I forgot about the young boy.
And then, just this last year, there he was again. Not on the walks, not on the television, but on the big screen co-starring with two well-known actors in a blockbuster movie. I learned that his game show appearance had caught the eye of a casting director. “Caught the eye” – he had eyes to catch.
So the story I had constructed about him wasn’t ended at the game show – that wasn’t his final bow – that wasn’t his motivation for the walks, that wasn’t what he was about. He wasn’t just a genius kid – popular or not – he was – he is – so much more than that. A wisdom beyond his years that got air time first on a game show, and then on the big screen. So was this it? Had he finally stepped into the life that he had been called to step into? Was he now in Hollywood? Was Hollywood what he was called to? Were his walks, his focus, and the wisdom beyond his years to land there?

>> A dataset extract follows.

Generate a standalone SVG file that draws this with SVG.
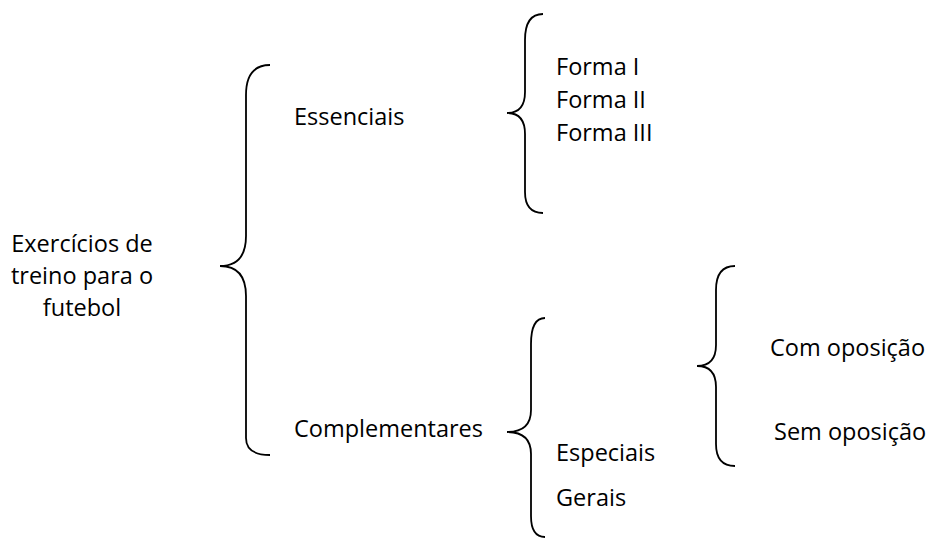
<svg xmlns="http://www.w3.org/2000/svg" width="927" height="538" viewBox="0 0 927 538">
  <style>
    text { font-family: "Open Sans", "Liberation Sans", sans-serif; font-size: 23.5px; fill: #000; }
    .brace { fill: none; stroke: #000; stroke-width: 1.8; }
  </style>
  <rect width="927" height="538" fill="#fff"/>
  <!-- curly braces linking each level to the next -->
  <g id="connectors">
    <path class="brace" d="M270,65 Q246,65 246,95 L246,236 Q246,266 220,266 Q246,266 246,296 L246,438 Q246,455 270,455"/>
    <path class="brace" d="M543,14 Q525,14 525,40 L525,92 Q525,113 507,113 Q525,113 525,134 L525,192 Q525,213 543,213"/>
    <path class="brace" d="M545,318 Q531,318 531,344 L531,410 Q531,432 507,432 Q531,432 531,454 L531,516 Q531,537 545,537"/>
    <path class="brace" d="M735,266 Q716,266 716,290 L716,345 Q716,366 697,366 Q716,366 716,387 L716,444 Q716,466 735,466"/>
  </g>
  <g id="root">
    <text x="82" y="251.5" text-anchor="middle">Exercícios de</text>
    <text x="82" y="283.5" text-anchor="middle">treino para o</text>
    <text x="82" y="315.5" text-anchor="middle">futebol</text>
  </g>
  <g id="essenciais"><text x="294" y="124.5">Essenciais</text></g>
  <g id="forma1"><text x="556" y="74.5">Forma I</text></g>
  <g id="forma2"><text x="556" y="107.5">Forma II</text></g>
  <g id="forma3"><text x="556" y="140.5">Forma III</text></g>
  <g id="complementares"><text x="294" y="436.5">Complementares</text></g>
  <g id="especiais"><text x="556" y="460.5">Especiais</text></g>
  <g id="gerais"><text x="556" y="505.5">Gerais</text></g>
  <g id="com"><text x="770" y="355.5">Com oposição</text></g>
  <g id="sem"><text x="774" y="439.5">Sem oposição</text></g>
</svg>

Just this past week the young boy was back – back to the striding, back to his hometown, back to his routine that so engaged me three years ago. I saw him each weekday morning on the same route – alone, focused, an intentional gait and facial expression that conveyed yet his youth and wisdom.
The gospel story in today’s reading of boy Jesus who had stayed back in Jerusalem unbeknownst to Mary and Joseph and hence become ‘known’ to the temple worshipers for the wisdom beyond his years reminded me of this boy and my encounter with him. Jesus had his fifteen minutes in the temple. He became known. But it wasn’t the time for him to step fully into the call on him. He was yet a boy. And so, he returned to his hometown, his childhood. There was to be more to this young boy Jesus’ story. The world would know him someday and be touched by the mystery of him and his call. But it would unfold as God intended, and in God’s time. Jesus was to grow into his call even though the gift, the purpose, the wisdom which resided within him at birth was not to be manifested or known until adulthood.
I suppose where I link these two stories is here: we may be born with wisdom beyond our years and some of us may even have childhood experiences (fifteen minutes?) that reveal that wisdom to others before we have reached adulthood, but at the end of the day, the process of growing INTO that wisdom and call is as important as the manifestation of it in adulthood. Childhood – growing up – process – the means to the end is the only way to reach the intended end, to live into our call as the one who gave it to us purposed to all of His creation. In God’s time.